A range of other cities began occupation camps Wednesday, as the tactic pioneered in Portland appeared to inspire others around the country. Plans for occupations were announced in LA, New York City, and elsewhere.

Protesters blockade the Immigration and Customs Enforcement (Ice) building in Portland, Oregon.
Protesters blockade the Immigration and Customs Enforcement (Ice) building in Portland, Oregon. Photograph: Alex Milan Tracy/Sipa USA/REX/Shutterstock

For the most part, the occupation – promoted on social media with the hashtag #occupyICEPDX – that began on Sunday has been peaceful.

On Tuesday evening, Department of Homeland Security (DHS) vehicles blocked a facing street and moved in on the building’s western entrance. About a dozen DHS officers emerged, armed and dressed in riot gear.

Officers parted protesters and entered the building. They re-emerged with more than 20 Ice staff members who had been stuck inside. Officers escorted the staff past protesters on the sidewalk and drove north as a convoy.

Five people slept at the facility on the Sunday night, said Jacob Bureros of Direct Action Portland, which organised the initial rally.
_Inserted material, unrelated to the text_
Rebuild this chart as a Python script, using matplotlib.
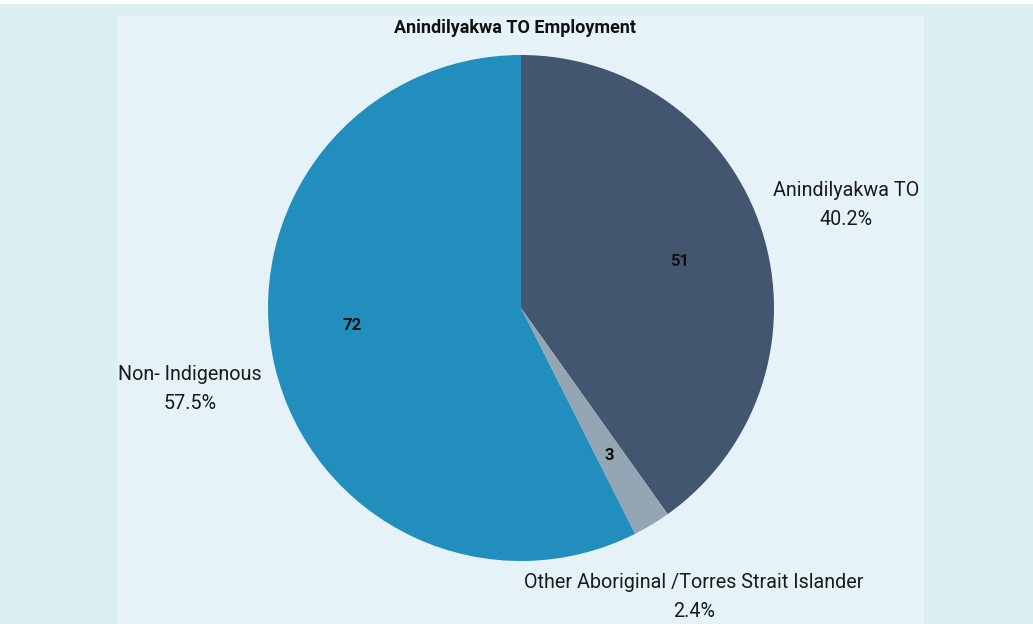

Near midnight on Tuesday there were about 100 on site, busying themselves with kitchen work, security patrols or fashioning barricades from waste wood and chunks of concrete.

On Tuesday night, people were spread around the perimeter of the Ice facility, blocking entrances to buildings and car parks . While some wore masks or tactical clothing others were dressed casually, with dogs or children in tow. Many were protesting for the first time. A young carpenter, who would only identify himself as “A”, said previous protest movements had left him cold.

“I was never into the Occupy movement, I thought it was flawed,” he said. But the thought of children being separated from their parents had angered him.

“It just has to stop,” he said. “I lost my dad five months ago. I can sympathize so much with these children. I’m a working-class person. I am surrounded by people who have fled here for their safety. They come here seeking safety and asylum, and they get violence.”

Out on the street, holding a sign, Stu Tanquist said he was “here to stand for the most vulnerable people in the world.”

Gregory McElvey and Kat Stevens said they would camp at the facility with their newborn baby.

“I think it will be dangerous and hard, but nowhere near as dangerous as it is to be in an immigrant family,” McElvey said.

Bureros would like to spark a national movement.

“We can’t all get to the border, we can’t all get to Washington DC,” he said. “So I am calling on all the other cities to step up, occupy the Ice facilities in your city and make sure they don’t function. I’ll stay here as long as it takes.”